I thought I would share how I strengthen paper model rockets. While paper rockets are cool, they are prone to damage due to transport, flights, and landings. The following tips should help you get a little more mileage out of your paper rockets.

I have selected for my paper rocket the Regulus, which is available from Eric Truax's site: (http://www.dpileggispicks.com/highflyingcards/)

The Regulus was apparently the US Navy's first nuclear armed cruise missile, and was actively tested from 1955-1966. Another site with info about the Regulus is at http://www.wa3key.com/regulus.html.

Step One:

I cut out all the parts to the rocket. This is the most time consuming and tedious process to paper modeling.

Parts Cut

Step Two: Forming the Parts

Next, I form the parts of the kit. Generally, this means rolling the nose cones and body tubes as well as fin/wing construction. Once the rocket is formed, I can piece the parts together to figure out how I am going to fit a motor in the rocket. I measured a BT-20 to fit inside, and made sure this was cut to the correct size. Next, I used some of that foam-board that you can get at Michaels or Dollar Tree. I traced some centering rings to go between the BT-20 and the inner diameter of the main body tube. In this photo, you can see the cut centering rings. This is a way to strengthen a paper rocket internally. The foam board is very strong, but very light-weight as well.

Foam Centering

 The next step includes the construction of the motor mount with the centering rings glued into place.

Parts Formed

Step 3:

Next up, I put the main body tube, motor mount and lower boat tail together. At this point, you may be wondering why I inverted the nose cone. Partly, I did this for looks as I like the pointed nose. Second, I wanted a rocket that was slightly more aerodynamic than something with a ram scoop type of nose in the front. Hey, it's my rocket. I can do what I want.

Tube Finished

A Side Note

When putting together paper rockets, there are always those pesky white lines that appear when you merge or glue parts together. One of the tricks in the trade is to use a black pencil or pen to darken the edges of each part. In this project, I used a black Sharpie and a navy blue felt tip pen. This step does nothing to strengthen the rocket. It just makes it prettier.

Coloring Lines

Here is a picture of the completed rocket. Before I add strength externally, I want to seal the rocket with a clear coat of acrylic so that the ink doesn't run.

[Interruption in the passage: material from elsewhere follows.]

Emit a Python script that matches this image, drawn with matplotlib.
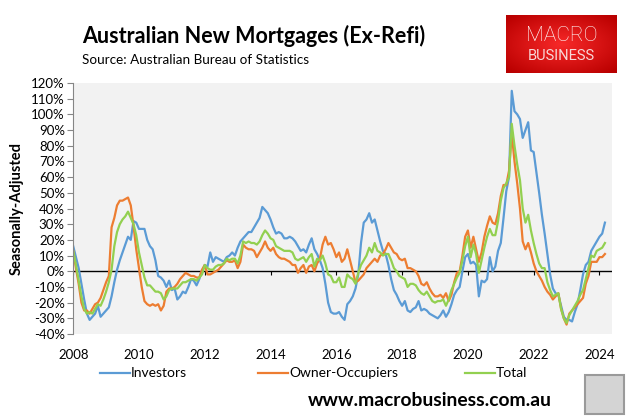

The Regulus here has been airbrushed with Future Floor Polish is now awaiting the final step in the strengthening process.

Here are steps you don't see in photos:

  1. I put yellow glue inside the nose cone to add strength. I used two coats.
  2. I wrapped cellophane around clay and placed it in the nose cone. The cellophane will keep the moisture of the clay from leaching through the paper to discolor the nose cone. I learned this through past experiences with clay and paper nose cones.
  3. I cut a bulkhead out of foam board and glued this at the bottom of the nose cone keeping the clay weight inside the nose cone.
  4. I cut a part of an 18mm motor and glued it to the nose cone to act as a shoulder for mating the nose cone to the rest of the rocket.

Clear Coat

Step 4: the Mod Podge

After the clear coat is dry, I add three or four coats of Mod Podge. I used to brush on the Mod Podge, but this leaves ugly "paint streaks" and the surface has ridges on it.

I then began experimenting with airbrushing Mod Podge to great success. To prepare for airbrushing, I start with a small amount of Mod Podge, usually about a tablespoon.

Mod Podge

As you can see from this photo, Mod Podge is fairly goopy, which is not conductive to airbrushing.

Goopy

I add a small amount of water, bit by bit, to thin the Mod Podge down a little.

Add Water

The consistency I am looking for is something like heavy cream. It should be thin enough for the airbrush, but thick enough to stick on the rocket and not run all over the place.

In this photo, I have dipped my finger in the prepared Mod Podge. As you can see, it really isn't running, but it is a thin consistency.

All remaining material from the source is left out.